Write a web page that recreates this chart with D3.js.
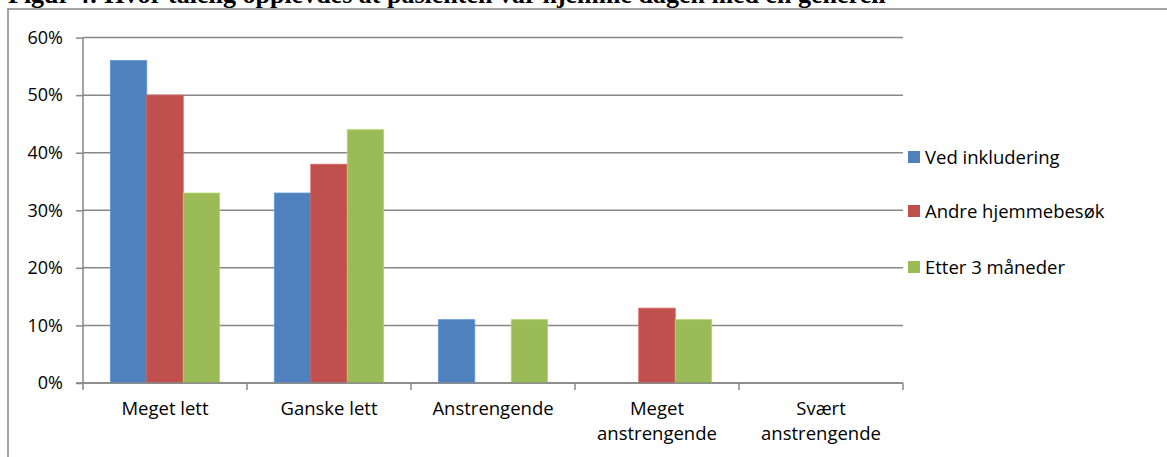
<!DOCTYPE html>
<html>
<head>
<meta charset="utf-8">
<script src="https://cdn.jsdelivr.net/npm/d3@7"></script>
<style>
  body { margin: 0; background: #fff; overflow: hidden; }
  text { font-family: "Open Sans", Lato, sans-serif; fill: #000; }
</style>
</head>
<body>
<script>
'use strict';

// chart data
const categories = ["Meget lett", "Ganske lett", "Anstrengende", "Meget anstrengende", "Svært anstrengende"];
const categoryLines = [["Meget lett"], ["Ganske lett"], ["Anstrengende"], ["Meget", "anstrengende"], ["Svært", "anstrengende"]];
const seriesNames = ["Ved inkludering", "Andre hjemmebesøk", "Etter 3 måneder"];
const vedInkludering = [0.56, 0.33, 0.11, 0, 0];
const andreHjemmebesok = [0.50, 0.38, 0, 0.13, 0];
const etter3Maneder = [0.33, 0.44, 0.11, 0.11, 0];
const yTicks = [0, 0.1, 0.2, 0.3, 0.4, 0.5, 0.6];
const colors = ["#4F81BD", "#C0504D", "#9BBB59"];

const allSeries = [vedInkludering, andreHjemmebesok, etter3Maneder];

const width = 1167, height = 457;
const fontSize = '18.5px';
const svg = d3.select('body').append('svg')
  .attr('width', width)
  .attr('height', height);

// caption from the document, cut off at the top
svg.append('text')
  .attr('x', 8)
  .attr('y', 3)
  .style('font-family', '"Liberation Serif", serif')
  .style('font-weight', 'bold')
  .style('font-size', '26px')
  .text('Figur 4: Hvor tålelig opplevdes at pasienten var hjemme dagen med en generell');

// chart frame
svg.append('path')
  .attr('d', 'M8,' + height + 'V9H' + width)
  .attr('fill', 'none')
  .attr('stroke', '#878787')
  .attr('stroke-width', 1.5);

const plot = { left: 83, right: 903, top: 37.6, bottom: 383 };

const x = d3.scaleBand()
  .domain(categories)
  .range([plot.left, plot.right])
  .paddingInner(1 / 3)
  .paddingOuter(1 / 6);

const xSub = d3.scaleBand()
  .domain(seriesNames)
  .range([0, x.bandwidth()]);

const y = d3.scaleLinear()
  .domain([0, 0.6])
  .range([plot.bottom, plot.top]);

// gridlines
svg.append('g')
  .selectAll('line')
  .data(yTicks)
  .enter()
  .append('line')
    .attr('x1', plot.left)
    .attr('x2', plot.right)
    .attr('y1', d => y(d))
    .attr('y2', d => y(d))
    .attr('stroke', '#878787')
    .attr('stroke-width', 1.5);

// y axis
const yAxis = d3.axisLeft(y)
  .tickValues(yTicks)
  .tickSize(7)
  .tickPadding(13)
  .tickFormat(d3.format('.0%'));

const gy = svg.append('g')
  .attr('transform', 'translate(' + plot.left + ',0)')
  .call(yAxis);
gy.selectAll('line, path').attr('stroke', '#878787').attr('stroke-width', 1.5);
gy.select('.domain').attr('d', 'M0,' + plot.top + 'V' + plot.bottom);
gy.selectAll('text')
  .style('font-size', '18px')
  .style('font-family', '"Open Sans", sans-serif')
  .attr('fill', '#000');

// bars
const groups = svg.append('g')
  .selectAll('g')
  .data(categories)
  .enter()
  .append('g')
    .attr('transform', d => 'translate(' + x(d) + ',0)');

groups.selectAll('rect')
  .data((c, i) => allSeries.map((s, j) => ({ name: seriesNames[j], value: s[i], color: colors[j] })))
  .enter()
  .append('rect')
    .attr('x', d => xSub(d.name))
    .attr('y', d => y(d.value))
    .attr('width', xSub.bandwidth())
    .attr('height', d => y(0) - y(d.value))
    .attr('fill', d => d.color)
    .attr('stroke', d => d3.color(d.color).brighter(0.4))
    .attr('stroke-width', 0.8);

// x axis
const step = x.step();
const xTickPos = d3.range(categories.length + 1).map(i => plot.left + i * step);
const gx = svg.append('g');
gx.append('line')
  .attr('x1', plot.left - 7)
  .attr('x2', plot.right)
  .attr('y1', plot.bottom)
  .attr('y2', plot.bottom)
  .attr('stroke', '#878787')
  .attr('stroke-width', 1.5);
gx.selectAll('.tick')
  .data(xTickPos)
  .enter()
  .append('line')
    .attr('x1', d => d)
    .attr('x2', d => d)
    .attr('y1', plot.bottom)
    .attr('y2', plot.bottom + 7)
    .attr('stroke', '#878787')
    .attr('stroke-width', 1.5);

gx.selectAll('.label')
  .data(categories)
  .enter()
  .append('text')
    .attr('text-anchor', 'middle')
    .attr('x', d => x(d) + x.bandwidth() / 2)
    .attr('y', 415)
    .style('font-size', fontSize)
    .selectAll('tspan')
    .data((d, i) => categoryLines[i])
    .enter()
    .append('tspan')
      .attr('x', function() { return d3.select(this.parentNode).attr('x'); })
      .attr('dy', (d, i) => i === 0 ? 0 : 25)
      .text(d => d);

// legend
const legendY = [157, 211, 267];
const legend = svg.append('g')
  .selectAll('g')
  .data(seriesNames)
  .enter()
  .append('g')
    .attr('transform', (d, i) => 'translate(908,' + legendY[i] + ')');

legend.append('rect')
  .attr('x', 0)
  .attr('y', -6)
  .attr('width', 12)
  .attr('height', 12)
  .attr('fill', (d, i) => colors[i]);

legend.append('text')
  .attr('x', 17)
  .attr('y', 6.5)
  .style('font-size', fontSize)
  .text(d => d);
</script>
</body>
</html>
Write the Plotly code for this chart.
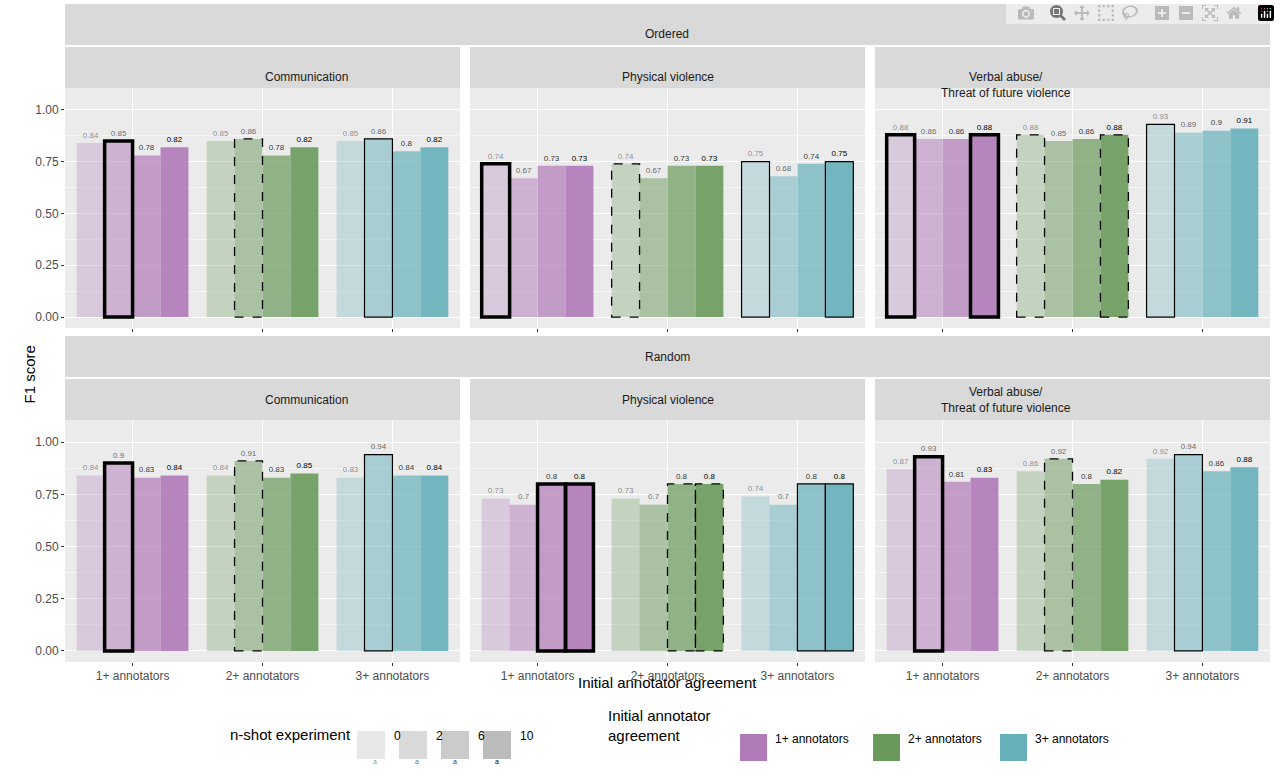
import plotly.graph_objects as go

groups = ["1+ annotators", "2+ annotators", "3+ annotators"]
shots = ["0", "2", "6", "10"]
facets = ["Communication", "Physical violence", "Verbal abuse/<br>Threat of future violence"]
orders = ["Ordered", "Random"]

ord_comm = [[0.84, 0.85, 0.78, 0.82], [0.85, 0.86, 0.78, 0.82], [0.85, 0.86, 0.80, 0.82]]
ord_phys = [[0.74, 0.67, 0.73, 0.73], [0.74, 0.67, 0.73, 0.73], [0.75, 0.68, 0.74, 0.75]]
ord_verb = [[0.88, 0.86, 0.86, 0.88], [0.88, 0.85, 0.86, 0.88], [0.93, 0.89, 0.90, 0.91]]
rnd_comm = [[0.84, 0.90, 0.83, 0.84], [0.84, 0.91, 0.83, 0.85], [0.83, 0.94, 0.84, 0.84]]
rnd_phys = [[0.73, 0.70, 0.80, 0.80], [0.73, 0.70, 0.80, 0.80], [0.74, 0.70, 0.80, 0.80]]
rnd_verb = [[0.87, 0.93, 0.81, 0.83], [0.86, 0.92, 0.80, 0.82], [0.92, 0.94, 0.86, 0.88]]
data = [[ord_comm, ord_phys, ord_verb], [rnd_comm, rnd_phys, rnd_verb]]

colors = [(176, 122, 184), (106, 154, 91), (102, 176, 186)]
alphas = [0.3, 0.5, 0.7, 0.9]
txt_alpha = [0.45, 0.6, 0.8, 1.0]
outline = [dict(width=3.5, dash="solid"), dict(width=1.3, dash="dash"), dict(width=1.2, dash="solid")]

W, H = 1280, 776
colpx = [(65, 460), (470, 865), (875, 1270)]
rowpx = [(88, 328), (420, 662)]
bw = 0.215
fig = go.Figure()
shapes, annos = [], []
layout = {}

def px2x(p): return p / W
def px2y(p): return 1 - p / H

for r in range(2):
    for c in range(3):
        idx = r * 3 + c + 1
        xa = "xaxis" if idx == 1 else f"xaxis{idx}"
        ya = "yaxis" if idx == 1 else f"yaxis{idx}"
        xr = "x" if idx == 1 else f"x{idx}"
        yr = "y" if idx == 1 else f"y{idx}"
        layout[xa] = dict(domain=[px2x(colpx[c][0]), px2x(colpx[c][1])], anchor=yr,
                          range=[-0.52, 2.52], tickvals=[0, 1, 2],
                          ticktext=groups if r == 1 else ["", "", ""],
                          showticklabels=(r == 1), gridcolor="white", ticks="outside", ticklen=3,
                          tickcolor="#333", tickfont=dict(size=12, color="#4D4D4D"),
                          zeroline=False, showline=False)
        layout[ya] = dict(domain=[px2y(rowpx[r][1]), px2y(rowpx[r][0])], anchor=xr,
                          range=[-0.053, 1.106], tickvals=[0, 0.25, 0.5, 0.75, 1.0],
                          ticktext=["0.00", "0.25", "0.50", "0.75", "1.00"] if c == 0 else [""] * 5,
                          showticklabels=(c == 0), gridcolor="white", ticks="outside" if c == 0 else "",
                          ticklen=3, tickcolor="#333", tickfont=dict(size=12, color="#4D4D4D"),
                          zeroline=False, minor=dict(tickvals=[0.125, 0.375, 0.625, 0.875], gridcolor="#F5F5F5", gridwidth=0.5))
        shapes.append(dict(type="rect", xref="paper", yref="paper", layer="below",
                           x0=px2x(colpx[c][0]), x1=px2x(colpx[c][1]),
                           y0=px2y(rowpx[r][1]), y1=px2y(rowpx[r][0]),
                           fillcolor="#EBEBEB", line_width=0))
        shapes.append(dict(type="rect", xref="paper", yref="paper", layer="below",
                           x0=px2x(colpx[c][0]), x1=px2x(colpx[c][1]),
                           y0=px2y(rowpx[r][0]), y1=px2y(rowpx[r][0] - 41),
                           fillcolor="#D9D9D9", line_width=0))
        annos.append(dict(text=facets[c], xref="paper", yref="paper", showarrow=False,
                          x=(px2x(colpx[c][0]) + px2x(colpx[c][1])) / 2,
                          y=px2y(rowpx[r][0] - 20), font=dict(size=12, color="#1A1A1A")))
        vals = data[r][c]
        for g in range(3):
            mx = max(vals[g])
            for k in range(4):
                xv = g + (k - 1.5) * bw
                v = vals[g][k]
                rgb = colors[g]
                fig.add_trace(go.Bar(x=[xv], y=[v], width=bw, xaxis=xr, yaxis=yr,
                                     marker=dict(color=f"rgba({rgb[0]},{rgb[1]},{rgb[2]},{alphas[k]})", line_width=0),
                                     showlegend=False, hoverinfo="skip"))
                lab = f"{v:.2f}".rstrip("0").rstrip(".")
                fig.add_trace(go.Scatter(x=[xv], y=[v + 0.035], mode="text", text=[lab],
                                         xaxis=xr, yaxis=yr, showlegend=False, hoverinfo="skip",
                                         textfont=dict(size=8, color=f"rgba(0,0,0,{txt_alpha[k]})")))
                if v == mx:
                    o = outline[g]
                    shapes.append(dict(type="rect", xref=xr, yref=yr, x0=xv - bw / 2, x1=xv + bw / 2,
                                       y0=0, y1=v, line=dict(color="black", width=o["width"], dash=o["dash"])))
    shapes.append(dict(type="rect", xref="paper", yref="paper", layer="below",
                       x0=px2x(65), x1=px2x(1270), y0=px2y(rowpx[r][0] - 43), y1=px2y(rowpx[r][0] - 84),
                       fillcolor="#D9D9D9", line_width=0))
    annos.append(dict(text=orders[r], xref="paper", yref="paper", showarrow=False,
                      x=px2x(667), y=px2y(rowpx[r][0] - 63), font=dict(size=12, color="#1A1A1A")))

annos.append(dict(text="F1 score", xref="paper", yref="paper", showarrow=False, textangle=-90,
                  x=px2x(18), y=px2y(375), font=dict(size=15, color="black")))
annos.append(dict(text="Initial annotator agreement", xref="paper", yref="paper", showarrow=False,
                  x=px2x(667), y=px2y(693), font=dict(size=15, color="black")))

annos.append(dict(text="n-shot experiment", xref="paper", yref="paper", showarrow=False, xanchor="left",
                  x=px2x(228), y=px2y(745), font=dict(size=15, color="black")))
sq_x = [357, 399, 441, 483]
for k in range(4):
    shapes.append(dict(type="rect", xref="paper", yref="paper", x0=px2x(sq_x[k]), x1=px2x(sq_x[k] + 28),
                       y0=px2y(759), y1=px2y(731), fillcolor=f"rgba(130,130,130,{alphas[k] * 0.6})", line_width=0))
    annos.append(dict(text=shots[k], xref="paper", yref="paper", showarrow=False, xanchor="left",
                      x=px2x(sq_x[k] + 35), y=px2y(745), font=dict(size=12, color="black")))
    annos.append(dict(text="a", xref="paper", yref="paper", showarrow=False,
                      x=px2x(sq_x[k] + 14), y=px2y(767), font=dict(size=7, color=f"rgba(0,0,0,{txt_alpha[k]})")))
annos.append(dict(text="Initial annotator<br>agreement", xref="paper", yref="paper", showarrow=False,
                  xanchor="left", align="left", x=px2x(606), y=px2y(746), font=dict(size=15, color="black")))
cx = [740, 873, 1000]
for g in range(3):
    rgb = colors[g]
    shapes.append(dict(type="rect", xref="paper", yref="paper", x0=px2x(cx[g]), x1=px2x(cx[g] + 27),
                       y0=px2y(761), y1=px2y(734), fillcolor=f"rgb({rgb[0]},{rgb[1]},{rgb[2]})", line_width=0))
    annos.append(dict(text=groups[g], xref="paper", yref="paper", showarrow=False, xanchor="left",
                      x=px2x(cx[g] + 33), y=px2y(748), font=dict(size=12, color="black")))

fig.update_layout(width=W, height=H, margin=dict(l=0, r=0, t=0, b=0), plot_bgcolor="rgba(0,0,0,0)",
                  paper_bgcolor="white", barmode="overlay", shapes=shapes, annotations=annos,
                  font=dict(family="Liberation Sans, Arial"), showlegend=False, **layout)
fig.write_html("out.html", post_script="document.body.style.margin='0';document.body.style.overflow='hidden';")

▶ [Short problem] Give again the lines from "Write the Plotly code for this chart." to "def px2y(p): return 1 - p / H" exactly, both of those lines included, and do not include any pictures.

▶ [Solution for this problem]
Write the Plotly code for this chart.
import plotly.graph_objects as go

groups = ["1+ annotators", "2+ annotators", "3+ annotators"]
shots = ["0", "2", "6", "10"]
facets = ["Communication", "Physical violence", "Verbal abuse/<br>Threat of future violence"]
orders = ["Ordered", "Random"]

ord_comm = [[0.84, 0.85, 0.78, 0.82], [0.85, 0.86, 0.78, 0.82], [0.85, 0.86, 0.80, 0.82]]
ord_phys = [[0.74, 0.67, 0.73, 0.73], [0.74, 0.67, 0.73, 0.73], [0.75, 0.68, 0.74, 0.75]]
ord_verb = [[0.88, 0.86, 0.86, 0.88], [0.88, 0.85, 0.86, 0.88], [0.93, 0.89, 0.90, 0.91]]
rnd_comm = [[0.84, 0.90, 0.83, 0.84], [0.84, 0.91, 0.83, 0.85], [0.83, 0.94, 0.84, 0.84]]
rnd_phys = [[0.73, 0.70, 0.80, 0.80], [0.73, 0.70, 0.80, 0.80], [0.74, 0.70, 0.80, 0.80]]
rnd_verb = [[0.87, 0.93, 0.81, 0.83], [0.86, 0.92, 0.80, 0.82], [0.92, 0.94, 0.86, 0.88]]
data = [[ord_comm, ord_phys, ord_verb], [rnd_comm, rnd_phys, rnd_verb]]

colors = [(176, 122, 184), (106, 154, 91), (102, 176, 186)]
alphas = [0.3, 0.5, 0.7, 0.9]
txt_alpha = [0.45, 0.6, 0.8, 1.0]
outline = [dict(width=3.5, dash="solid"), dict(width=1.3, dash="dash"), dict(width=1.2, dash="solid")]

W, H = 1280, 776
colpx = [(65, 460), (470, 865), (875, 1270)]
rowpx = [(88, 328), (420, 662)]
bw = 0.215
fig = go.Figure()
shapes, annos = [], []
layout = {}

def px2x(p): return p / W
def px2y(p): return 1 - p / H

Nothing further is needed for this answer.